Back in May, I worked for a now-defunct Taxpayers’ Union organisation for two weeks. I wrote several articles for them which were never published. I feel they are still relevant today, and hope you find them interesting.
While housing prices and rental costs are rapidly contracting, in the highest unemployment figures on record, South African municipalities are seeking a larger slice of our diminishing rate-paying population. This year, increases in municipal rates are being raised to keep up with spiralling costs of electricity and private security, to make up for systemic failures in national infrastructure.
And yet there is little that the taxpayer gets in return. Less than 20 of our 257 municipalities received a clean audit, as billions of taxpayer Rands are frittered away on graft and waste. Service delivery continues to plummet. The biggest share of these increases goes to electricity, largely to pay for the R10-billion installation of new renewables, whose energy density does not yet reach that of traditional energy sources like coal or nuclear, the maintenance on which is notoriously late and sub-par.
The quality of South Africa’s municipal service delivery is in a downward spiral, with strong negative impacts on the agricultural industry. According to the Financial and Fiscal Commission, this is because municipalities are prioritising high wages for staff over the delivery of services.Because of this deterioration, Clover has had to shut its factory in Lichtenburg, which employs over 380 people in a town which can scarcely afford to lose the source of employment. This is due to unreliable supply of both water and electricity.

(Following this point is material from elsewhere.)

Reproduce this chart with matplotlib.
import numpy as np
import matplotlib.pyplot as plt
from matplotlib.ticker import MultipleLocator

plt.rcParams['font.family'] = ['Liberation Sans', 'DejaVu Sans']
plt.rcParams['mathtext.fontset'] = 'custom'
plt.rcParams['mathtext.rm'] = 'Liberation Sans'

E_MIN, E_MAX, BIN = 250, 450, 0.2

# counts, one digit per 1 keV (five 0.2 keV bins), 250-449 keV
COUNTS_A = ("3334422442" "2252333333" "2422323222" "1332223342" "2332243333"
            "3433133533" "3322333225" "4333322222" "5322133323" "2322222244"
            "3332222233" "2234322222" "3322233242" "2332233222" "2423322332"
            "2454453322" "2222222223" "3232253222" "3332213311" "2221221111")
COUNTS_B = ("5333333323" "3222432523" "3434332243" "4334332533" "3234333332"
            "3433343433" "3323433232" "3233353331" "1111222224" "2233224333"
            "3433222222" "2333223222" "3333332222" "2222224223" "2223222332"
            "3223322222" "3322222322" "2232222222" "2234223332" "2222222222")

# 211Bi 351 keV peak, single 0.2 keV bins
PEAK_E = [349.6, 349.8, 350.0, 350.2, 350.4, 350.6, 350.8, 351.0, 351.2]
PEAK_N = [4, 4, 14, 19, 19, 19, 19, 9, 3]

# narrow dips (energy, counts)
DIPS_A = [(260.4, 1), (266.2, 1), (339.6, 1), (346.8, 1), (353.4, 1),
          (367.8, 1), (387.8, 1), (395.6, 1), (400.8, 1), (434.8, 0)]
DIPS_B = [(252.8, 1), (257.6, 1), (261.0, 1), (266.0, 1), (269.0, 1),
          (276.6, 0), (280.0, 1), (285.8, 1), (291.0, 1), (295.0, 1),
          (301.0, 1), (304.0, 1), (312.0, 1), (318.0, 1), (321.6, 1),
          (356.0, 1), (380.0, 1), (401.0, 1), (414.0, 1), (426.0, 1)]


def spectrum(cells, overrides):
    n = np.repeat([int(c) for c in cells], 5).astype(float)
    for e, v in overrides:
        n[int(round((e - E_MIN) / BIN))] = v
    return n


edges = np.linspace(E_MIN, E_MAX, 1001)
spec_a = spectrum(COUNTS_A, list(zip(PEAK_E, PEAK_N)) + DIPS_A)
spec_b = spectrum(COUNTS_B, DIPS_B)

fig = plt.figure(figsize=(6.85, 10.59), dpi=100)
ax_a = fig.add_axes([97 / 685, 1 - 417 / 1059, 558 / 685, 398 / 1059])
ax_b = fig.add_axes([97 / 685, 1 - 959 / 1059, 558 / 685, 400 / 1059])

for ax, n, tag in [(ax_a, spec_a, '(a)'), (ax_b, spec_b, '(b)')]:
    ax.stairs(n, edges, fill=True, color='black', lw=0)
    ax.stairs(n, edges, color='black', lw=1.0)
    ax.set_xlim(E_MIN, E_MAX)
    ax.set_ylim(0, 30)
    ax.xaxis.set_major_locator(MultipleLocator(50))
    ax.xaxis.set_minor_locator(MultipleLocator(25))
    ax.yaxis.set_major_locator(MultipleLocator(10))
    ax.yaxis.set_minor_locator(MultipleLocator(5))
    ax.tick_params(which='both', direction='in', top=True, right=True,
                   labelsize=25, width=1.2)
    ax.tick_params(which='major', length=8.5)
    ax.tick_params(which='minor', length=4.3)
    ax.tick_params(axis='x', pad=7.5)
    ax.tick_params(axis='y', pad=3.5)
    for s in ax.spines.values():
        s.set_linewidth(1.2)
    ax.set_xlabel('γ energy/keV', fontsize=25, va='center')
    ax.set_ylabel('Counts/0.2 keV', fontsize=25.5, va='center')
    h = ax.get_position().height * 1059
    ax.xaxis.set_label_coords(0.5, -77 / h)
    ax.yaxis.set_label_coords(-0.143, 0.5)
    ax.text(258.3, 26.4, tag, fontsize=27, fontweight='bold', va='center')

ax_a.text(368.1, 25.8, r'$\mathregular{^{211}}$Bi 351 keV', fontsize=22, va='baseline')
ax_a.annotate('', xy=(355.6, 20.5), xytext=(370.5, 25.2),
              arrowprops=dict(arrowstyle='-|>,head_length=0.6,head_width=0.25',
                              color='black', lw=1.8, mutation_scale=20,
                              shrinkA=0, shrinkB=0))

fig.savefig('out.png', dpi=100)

The greatest point of change is the increase on property taxes, burdening homeowners and small businesses with costs that are difficult to bear as the economy still suffers strain from the effects of arbitrary and ineffective lockdown policies. TPN Credit Bureau representatives have pointed out that the pressure on homeowners, who are spending an increasing proportion of their income on housing, is harming economic recovery.
Credit defaults are on the increase across South Africa as these rates increases coincide with the economic situation. Consumer debt has reached an eye-watering R1.9-trillion, with 20.4-billion in defaults alone over the first quarter of 2021. Even those who are relatively wealthy (average starting home loan of more than R1.2 million and take on vehicle loans of more than R450,000) are starting to take strain, as their credit defaults among taxpayers hit R4-billion in the last quarter of 2020, with outstanding loans of over R600-billion.

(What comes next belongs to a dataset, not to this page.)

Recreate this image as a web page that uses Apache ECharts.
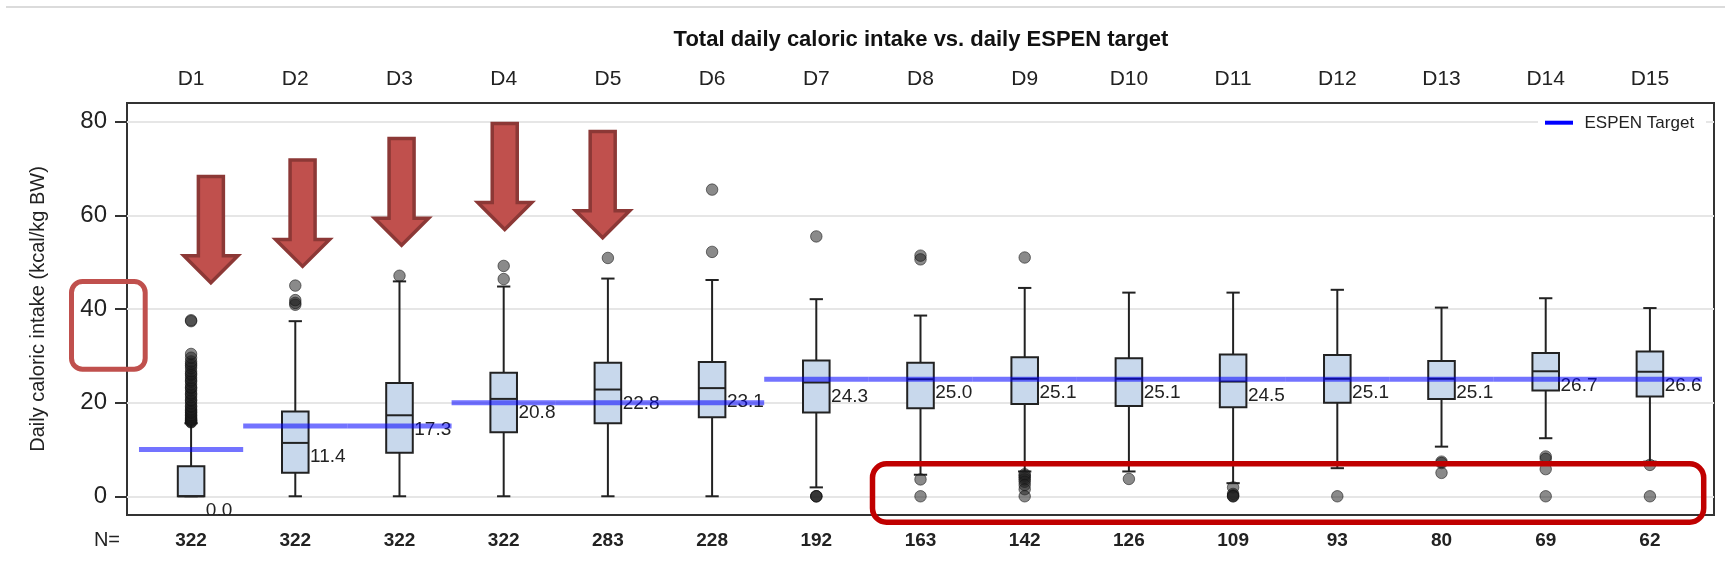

While the Economic Reform and Restructuring Plan (ERRP) implemented last year aims to improve the state of planning across all three spheres of government (national, provincial, municipal), the changes are yet to be seen by ordinary people, who are still struggling to eke out a living amid the chaos. By adding 60 000 labour-ntensive jobs to the civil service as part of its broader plan, the ERRP does not appear to be combating the kinds of disproportionate expenditure experts have diagnosed as one of the key reasons for municipal failure, but instead appear to be doubling down with expensive make-work projects which, judging by past government track-record, are unlikely to be delivered timeously, on budget or of any reasonable quality.

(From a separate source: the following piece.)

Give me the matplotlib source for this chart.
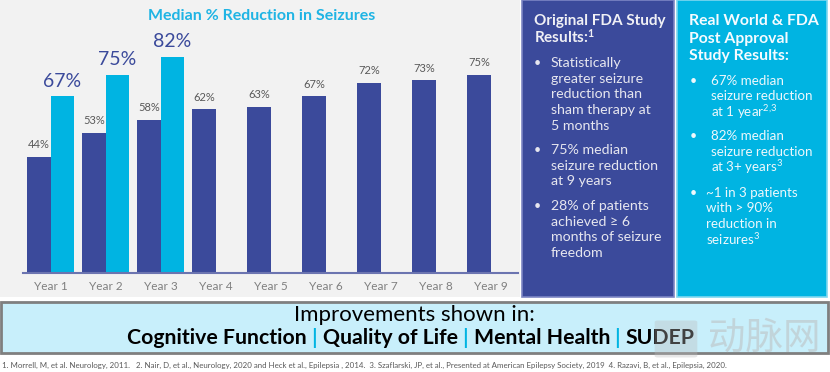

It pledges an additional 300 000 educational-sector workers, though considering that South Africa already spends among the most of any country in the world on education as a proportion of GDP, and receives some of the worst education in the world, it is hard to see how this will contribute to improving circumstances without significant reforms. While expansions to infrastructure are also on the cards, without visible commitments to replacing decaying water treatment services or a change in the sorts of contractors used to build the long-overdue power stations needed to provide adequate electricity, it appears unlikely that things will change.
Overall, the government’s approaches to existing problems do not appear to address the structural issues which are driving the deterioration of service delivery. Nor is the burden on the civil service being alleviated through layoffs or procurement of more efficient private contractors through open and transparent tender processes. Instead, the government has committed to throwing more money at the problem without reforming existing laws and practices, and allowing the taxpayer to foot the bill for structural incompetence and corruption.
Without adequate change soon, more municipalities will have to be seized by ratepayers, as has happened in Harrismith, Koster and Swartruggens. Judges declare that these victories can only be short-term, but with the current state of municipal management, not just in ANC-run areas, but in the rest of the country too, it may be become an ever-more common solution to the destruction of ordinary citizens’ livelihoods.